Gordon and Hou will each present posters on their NCAR work at the 2014 American Geophysical Union (AGU) Fall Meeting, the world’s largest conference on Earth and space science. GSLIS doctoral student and DCERC project coordinator Cheryl Thompson will also present at the AGU meeting.
Thompson is on-site at NCAR this fall to wrap up the DCERC project evaluation and investigate methods for sustaining the program model. She is also conducting her own research into workforce needs in the field and how large research centers organize data work. In keeping with evaluation conducted since the project began, Thompson expects to find confirmation of the program’s success.
“It’s been very positively received,” she said. “I think the blending of the theory that they get in the classroom and the hands-on, real-world experience at NCAR makes this a very valuable learning experience. Students are learning new skills, but they’re also taking the theory, especially in thinking about the lifecycle model, and they’re bringing it into the projects here. NCAR is learning and benefiting a lot by having students here because they bring a different perspective.”
Matt Mayernik, research data services specialist at the NCAR library, worked closely with the data curation students and saw first-hand how LIS perspectives have contributed to NCAR’s data management approach.
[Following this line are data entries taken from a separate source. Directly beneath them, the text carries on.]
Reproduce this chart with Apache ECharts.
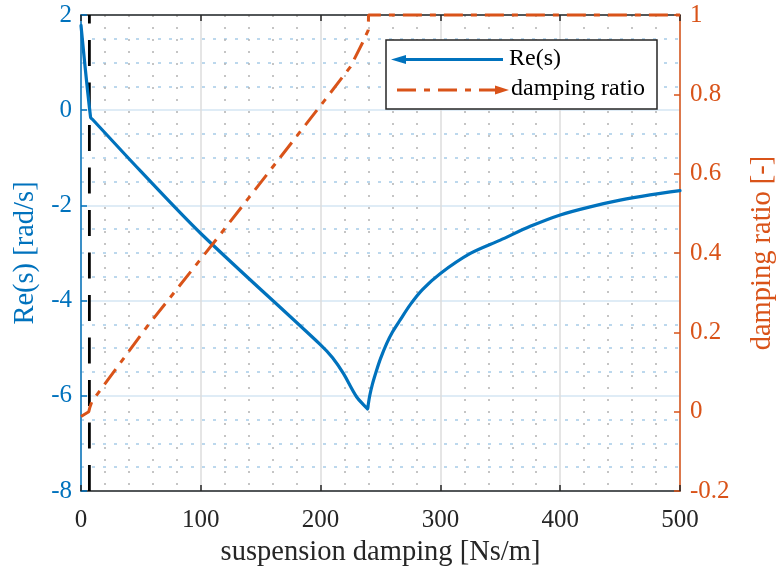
<!DOCTYPE html>
<html>
<head>
<meta charset="utf-8">
<script src="https://cdn.jsdelivr.net/npm/echarts@6/dist/echarts.min.js"></script>
<style>
html,body{margin:0;padding:0;background:#fff;}
#chart{width:779px;height:573px;}
</style>
</head>
<body>
<div id="chart"></div>
<script>
// ---- data ----
const reX = [0, 8, 9.5, 49, 100, 200, 210, 219, 230, 238.8, 239.3, 239.8, 241, 243, 246.8, 250, 255.2, 260, 266.3, 275, 285, 300, 325, 350, 375, 400, 425, 450, 475, 500];
const reY = [1.78, -0.15, -0.19, -1.26, -2.59, -4.93, -5.2, -5.53, -6.02, -6.265, -6.28, -6.18, -6.0, -5.78, -5.46, -5.22, -4.9, -4.66, -4.41, -4.08, -3.77, -3.43, -3.01, -2.73, -2.44, -2.20, -2.03, -1.89, -1.78, -1.69];
const zetaX = [0, 6.5, 7.5, 9, 55, 114, 208, 225, 235, 239.8, 240, 500];
const zetaY = [-0.012, 0.0, 0.012, 0.025, 0.214, 0.438, 0.803, 0.870, 0.93, 0.962, 1.0, 1.0];
const markerX = [7];
const xRange = {min: 0, max: 500, step: 100};
const leftRange = {min: -8, max: 2, step: 2};
const rightRange = {min: -0.2, max: 1, step: 0.2};
const seriesNames = ['Re(s)', 'damping ratio'];
const axisNames = {x: 'suspension damping [Ns/m]', left: 'Re(s) [rad/s]', right: 'damping ratio [-]'};

// ---- styling ----
const BLUE = '#0072BD', ORANGE = '#D95319', DARK = '#262626';
const FONT = '"Liberation Serif", "Times New Roman", serif';

const chart = echarts.init(document.getElementById('chart'), null, {renderer: 'canvas'});

const option = {
  animation: false,
  backgroundColor: '#fff',
  grid: {left: 81, right: 99, top: 15, bottom: 82, containLabel: false, outerBoundsMode: 'none'},
  xAxis: [
    {
      type: 'value', position: 'bottom',
      min: xRange.min, max: xRange.max, interval: xRange.step,
      name: axisNames.x, nameLocation: 'middle', nameGap: 43,
      nameTextStyle: {color: DARK, fontSize: 28.5, fontFamily: FONT},
      axisLine: {show: true, onZero: false, lineStyle: {color: DARK, width: 1.5}},
      axisTick: {show: true, inside: true, length: 6, lineStyle: {color: DARK, width: 1.5}},
      axisLabel: {color: DARK, fontSize: 25, fontFamily: FONT, margin: 17},
      splitLine: {show: true, lineStyle: {color: '#dcdcdc', width: 1.5}},
      minorTick: {show: false, splitNumber: 5},
      minorSplitLine: {show: true, lineStyle: {color: '#b3b3b3', width: 1.5, type: [2, 10]}}
    },
    {
      type: 'value', position: 'top',
      min: xRange.min, max: xRange.max, interval: xRange.step,
      axisLine: {show: true, onZero: false, lineStyle: {color: DARK, width: 1.5}},
      axisTick: {show: true, inside: true, length: 6, lineStyle: {color: DARK, width: 1.5}},
      axisLabel: {show: false},
      splitLine: {show: false}
    }
  ],
  yAxis: [
    {
      type: 'value', position: 'left',
      min: leftRange.min, max: leftRange.max, interval: leftRange.step,
      name: axisNames.left, nameLocation: 'middle', nameGap: 40, nameRotate: 90,
      nameTextStyle: {color: BLUE, fontSize: 28.5, fontFamily: FONT},
      axisLine: {show: true, onZero: false, lineStyle: {color: BLUE, width: 1.5}},
      axisTick: {show: true, inside: true, length: 6, lineStyle: {color: BLUE, width: 1.5}},
      axisLabel: {color: BLUE, fontSize: 25, fontFamily: FONT, margin: 9},
      splitLine: {show: true, lineStyle: {color: '#d5e6f3', width: 1.5}},
      minorTick: {show: false, splitNumber: 4},
      minorSplitLine: {show: true, lineStyle: {color: '#a6cbe7', width: 1.5, type: [3, 8]}}
    },
    {
      type: 'value', position: 'right',
      min: rightRange.min, max: rightRange.max, interval: rightRange.step,
      name: axisNames.right, nameLocation: 'middle', nameGap: 68, nameRotate: 90,
      nameTextStyle: {color: ORANGE, fontSize: 28.5, fontFamily: FONT},
      axisLine: {show: true, onZero: false, lineStyle: {color: ORANGE, width: 1.5}},
      axisTick: {show: true, inside: true, length: 6, lineStyle: {color: ORANGE, width: 1.5}},
      axisLabel: {color: ORANGE, fontSize: 25, fontFamily: FONT, margin: 10,
        formatter: v => String(+v.toFixed(1))},
      splitLine: {show: false}
    }
  ],
  series: [
    {
      type: 'line', name: 'marker', xAxisIndex: 0, yAxisIndex: 0,
      data: [[markerX[0], leftRange.min], [markerX[0], leftRange.max]],
      showSymbol: false, symbol: 'none', clip: false, silent: true,
      lineStyle: {color: '#000', width: 2.8, type: [26, 16.5]}
    },
    {
      type: 'line', name: seriesNames[0], xAxisIndex: 0, yAxisIndex: 0,
      data: reX.map((x, i) => [x, reY[i]]),
      showSymbol: false, symbol: 'none', clip: false,
      smooth: 0.3,
      lineStyle: {color: BLUE, width: 3.2, join: 'round', cap: 'round'}
    },
    {
      type: 'line', name: seriesNames[1], xAxisIndex: 0, yAxisIndex: 1,
      data: zetaX.map((x, i) => [x, zetaY[i]]),
      showSymbol: false, symbol: 'none', clip: false,
      lineStyle: {color: ORANGE, width: 3.0, type: [19, 8, 6, 8]}
    }
  ],
  graphic: [
    {type: 'rect', z: 100, shape: {x: 386, y: 40, width: 271, height: 69},
     style: {fill: '#fff', stroke: DARK, lineWidth: 1.5}},
    {type: 'line', z: 101, shape: {x1: 402, y1: 59.5, x2: 503, y2: 59.5},
     style: {stroke: BLUE, lineWidth: 3.0}},
    {type: 'polygon', z: 101, shape: {points: [[391, 59.5], [406, 55], [406, 64]]},
     style: {fill: BLUE}},
    {type: 'line', z: 101, shape: {x1: 397, y1: 90, x2: 497, y2: 90},
     style: {stroke: ORANGE, lineWidth: 3.0, lineDash: [19, 8, 6, 8]}},
    {type: 'polygon', z: 101, shape: {points: [[509, 90], [495, 85.5], [495, 94.5]]},
     style: {fill: ORANGE}},
    {type: 'text', z: 101, x: 509, y: 59,
     style: {text: seriesNames[0], fontSize: 24, fontFamily: FONT, fill: '#000', verticalAlign: 'middle', align: 'left'}},
    {type: 'text', z: 101, x: 511, y: 88.5,
     style: {text: seriesNames[1], fontSize: 24, fontFamily: FONT, fill: '#000', verticalAlign: 'middle', align: 'left'}}
  ]
};
chart.setOption(option);
</script>
</body>
</html>
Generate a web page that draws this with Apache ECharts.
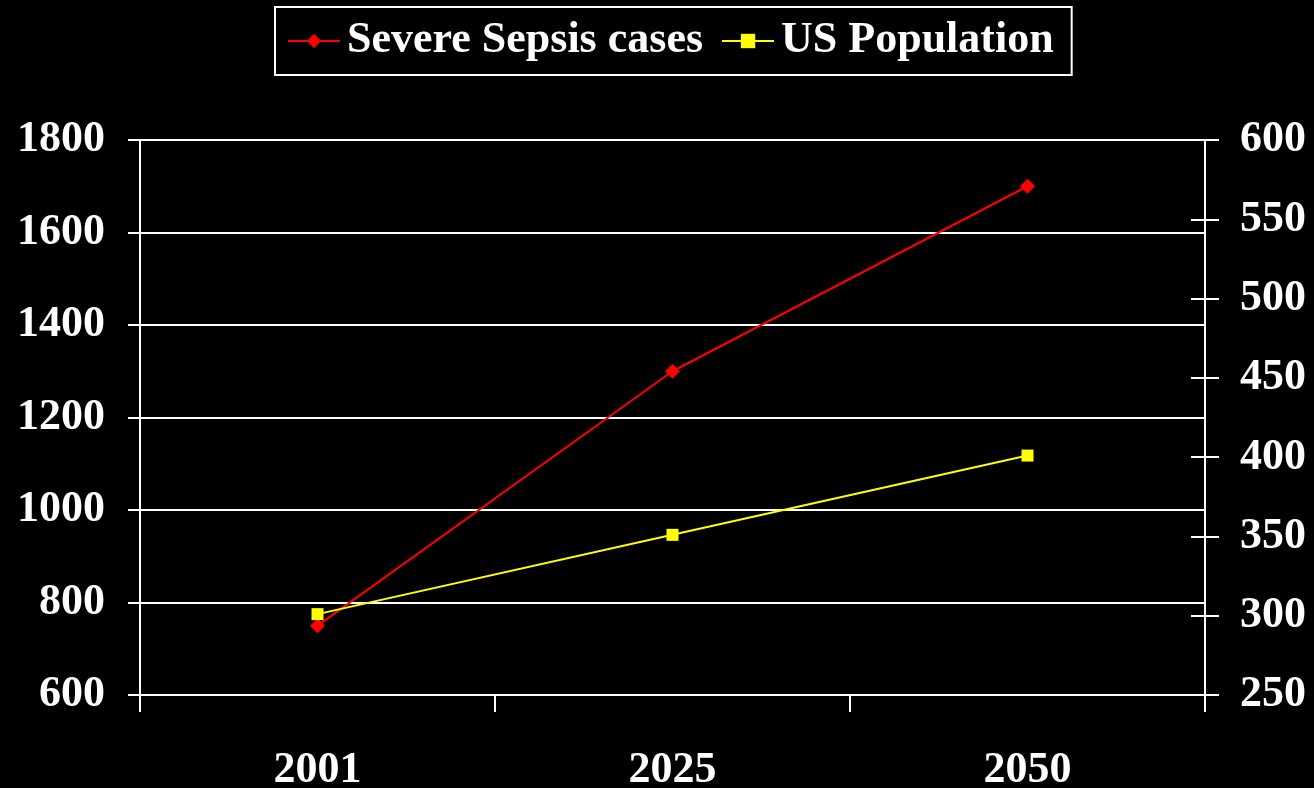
<!DOCTYPE html>
<html>
<head>
<meta charset="utf-8">
<script src="https://cdn.jsdelivr.net/npm/echarts@6/dist/echarts.min.js"></script>
<style>
html,body{margin:0;padding:0;background:#000;}
#chart{width:1314px;height:788px;}
</style>
</head>
<body>
<div id="chart"></div>
<script>
const categories = ['2001', '2025', '2050'];
const sepsisCases = [750, 1300, 1700];
const usPopulation = [301, 351, 401];
const seriesNames = ['Severe Sepsis cases', 'US Population'];

const FONT = '"Liberation Serif", "Times New Roman", serif';
const chart = echarts.init(document.getElementById('chart'));
chart.setOption({
  backgroundColor: '#000',
  animation: false,
  textStyle: { fontFamily: FONT, fontWeight: 'bold', color: '#fff' },
  legend: {
    left: 275,
    top: 7,
    padding: [12, 18, 12, 12],
    itemGap: 18,
    itemWidth: 52,
    itemHeight: 18,
    borderColor: '#fff',
    borderWidth: 2,
    data: seriesNames,
    textStyle: { fontFamily: FONT, fontWeight: 'bold', fontSize: 44, color: '#fff', padding: [0, 0, 0, 2] }
  },
  grid: { left: 140, right: 109, top: 140, bottom: 93, containLabel: false, outerBoundsMode: 'none' },
  xAxis: {
    type: 'category',
    data: categories,
    boundaryGap: true,
    axisLine: { show: true, lineStyle: { color: '#fff', width: 2 } },
    axisTick: { show: true, length: 17, lineStyle: { color: '#fff', width: 2 } },
    axisLabel: { margin: 54, fontFamily: FONT, fontWeight: 'bold', fontSize: 44, color: '#fff' },
    splitLine: { show: false }
  },
  yAxis: [
    {
      type: 'value', position: 'left', min: 600, max: 1800, interval: 200,
      axisLine: { show: true, lineStyle: { color: '#fff', width: 2 } },
      axisTick: { show: true, length: 12, lineStyle: { color: '#fff', width: 2 } },
      axisLabel: { margin: 35, fontFamily: FONT, fontWeight: 'bold', fontSize: 44, color: '#fff',
        formatter: v => String(v) },
      splitLine: { show: true, lineStyle: { color: '#fff', width: 2 } }
    },
    {
      type: 'value', position: 'right', min: 250, max: 600, interval: 50,
      axisLine: { show: true, lineStyle: { color: '#fff', width: 2 } },
      axisTick: { show: true, length: 14, lineStyle: { color: '#fff', width: 2 } },
      axisLabel: { margin: 35, fontFamily: FONT, fontWeight: 'bold', fontSize: 44, color: '#fff',
        formatter: v => String(v) },
      splitLine: { show: false }
    },
    {
      type: 'value', position: 'right', min: 250, max: 600, interval: 50,
      axisLine: { show: false },
      axisTick: { show: true, inside: true, length: 14, lineStyle: { color: '#fff', width: 2 } },
      axisLabel: { show: false },
      splitLine: { show: false }
    }
  ],
  series: [
    {
      name: seriesNames[0], type: 'line', yAxisIndex: 0, data: sepsisCases,
      symbol: 'diamond', symbolSize: 15,
      lineStyle: { color: '#ff0000', width: 2 },
      itemStyle: { color: '#ff0000' }
    },
    {
      name: seriesNames[1], type: 'line', yAxisIndex: 1, data: usPopulation,
      symbol: 'rect', symbolSize: 12,
      lineStyle: { color: '#ffff00', width: 2 },
      itemStyle: { color: '#ffff00' }
    }
  ]
});
</script>
</body>
</html>
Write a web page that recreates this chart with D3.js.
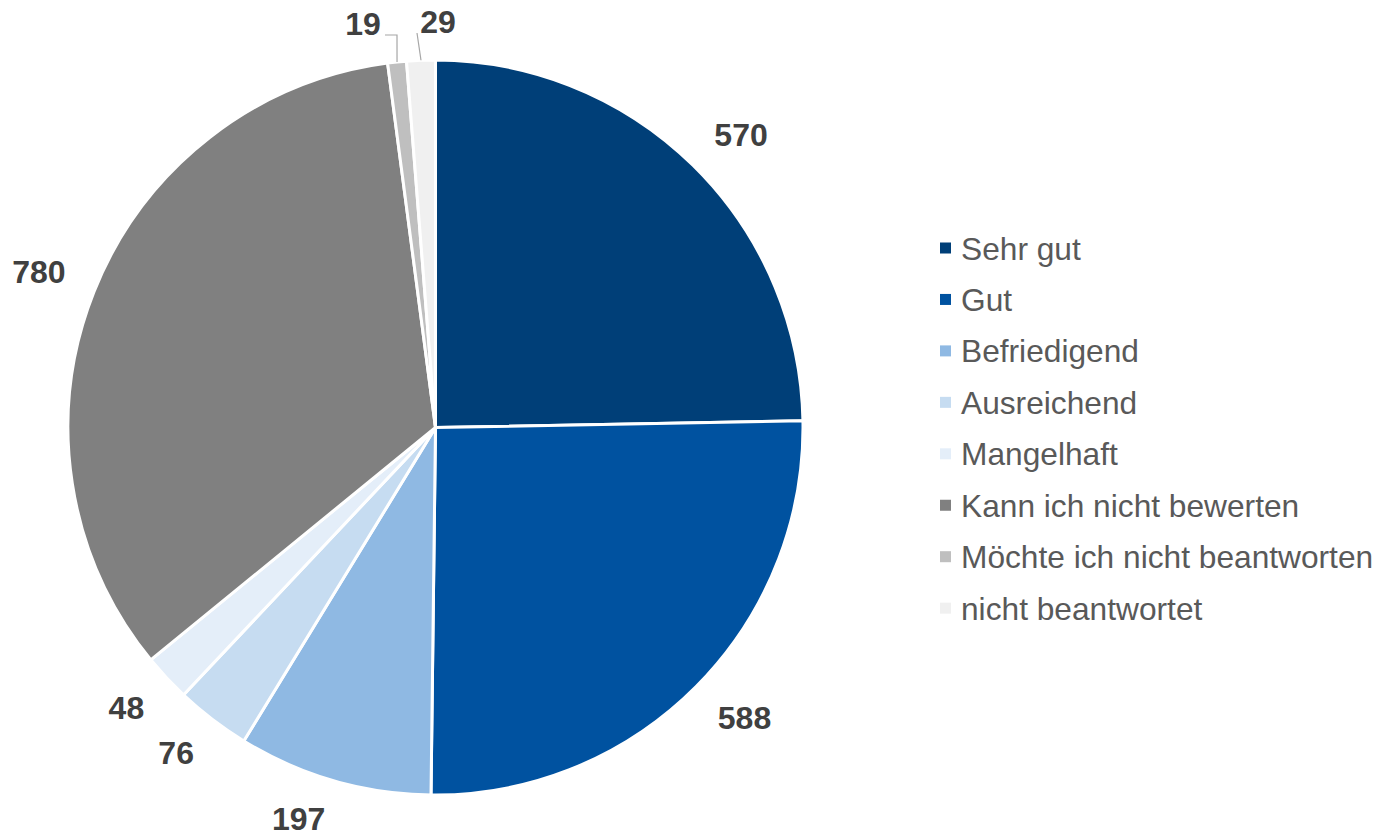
<!DOCTYPE html>
<html>
<head>
<meta charset="utf-8">
<script src="https://cdn.jsdelivr.net/npm/d3@7"></script>
<style>
  body { margin: 0; background: #fff; }
  svg { display: block; font-family: "Liberation Sans", Arial, sans-serif; }
</style>
</head>
<body>
<svg id="chart" width="1388" height="833"></svg>
<script>
// categories, values, colours
const categories = ['Sehr gut', 'Gut', 'Befriedigend', 'Ausreichend', 'Mangelhaft',
                    'Kann ich nicht bewerten', 'Möchte ich nicht beantworten', 'nicht beantwortet'];
const values = [570, 588, 197, 76, 48, 780, 19, 29];
const colors = ['#003f78', '#0052a0', '#8fb9e3', '#c6dcf1', '#e4eef9',
                '#808080', '#bfbfbf', '#f0f0f0'];

const svg = d3.select('#chart'),
      cx = 435.5, cy = 427.5, r = 367.5;

const pie = d3.pie().sort(null).value(d => d.value)
    .startAngle(0).endAngle(2 * Math.PI);
const arc = d3.arc().innerRadius(0).outerRadius(r);

const data = categories.map((c, i) => ({name: c, value: values[i], color: colors[i]}));
const arcs = pie(data);

const g = svg.append('g').attr('transform', `translate(${cx},${cy})`);

g.selectAll('path.slice')
    .data(arcs)
  .enter().append('path')
    .attr('class', 'slice')
    .attr('d', arc)
    .attr('fill', d => d.data.color)
    .attr('stroke', '#fff')
    .attr('stroke-width', 3)
    .attr('stroke-linejoin', 'round');

// data labels, outside end: nearest corner of the label box sits on radius R
const fs = 32, capH = 0.716 * fs, R = 398, hh = 9;
// labels that were dragged up in the original, with leader lines
const moved = {
    'Möchte ich nicht beantworten': {x: 363 - cx, y: 35 - cy, leader: [[397 - cx, 35 - cy], [385 - cx, 35 - cy]]},
    'nicht beantwortet': {x: 438 - cx, y: 33 - cy, leader: [[417 - cx, 33 - cy]]}
};

arcs.forEach(d => {
    const a = (d.startAngle + d.endAngle) / 2,
          ux = Math.sin(a), uy = -Math.cos(a);
    const t = g.append('text')
        .attr('text-anchor', 'middle')
        .attr('font-size', fs)
        .attr('font-weight', 'bold')
        .attr('fill', '#404040')
        .text(d.value);
    const m = moved[d.data.name];
    if (m) {
        t.attr('x', m.x).attr('y', m.y);
        const pts = [[r * ux, r * uy]].concat(m.leader);
        g.append('path')
            .attr('d', d3.line()(pts))
            .attr('fill', 'none')
            .attr('stroke', '#a6a6a6')
            .attr('stroke-width', 1.2);
        return;
    }
    const w = t.node().getComputedTextLength();
    const x = R * ux + Math.sign(ux) * w / 2,
          y = R * uy + Math.sign(uy) * hh;
    t.attr('x', x).attr('y', y + capH / 2);
});

// legend
const lg = svg.append('g').attr('transform', 'translate(940,248)');
const row = lg.selectAll('g.item')
    .data(data)
  .enter().append('g')
    .attr('class', 'item')
    .attr('transform', (d, i) => `translate(0,${i * 51.45})`);
row.append('rect')
    .attr('x', 0).attr('y', -5.5)
    .attr('width', 11).attr('height', 11)
    .attr('fill', d => d.color);
row.append('text')
    .attr('x', 21)
    .attr('y', 11.5)
    .attr('font-size', 31.7)
    .attr('fill', '#595959')
    .text(d => d.name);
</script>
</body>
</html>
He found that the center’s data-focused teams were able to take on new projects that may not have been possible without help from the DCERC students.
Project leaders on both sides are looking ahead to possible future collaborations. “Both the iSchools and the data center have benefited tremendously,” Palmer said. “What we would like to see is an expanded set of iSchools and data centers in a sort of consortium where we can propagate the model out into a larger exchange, because it’s been very successful.”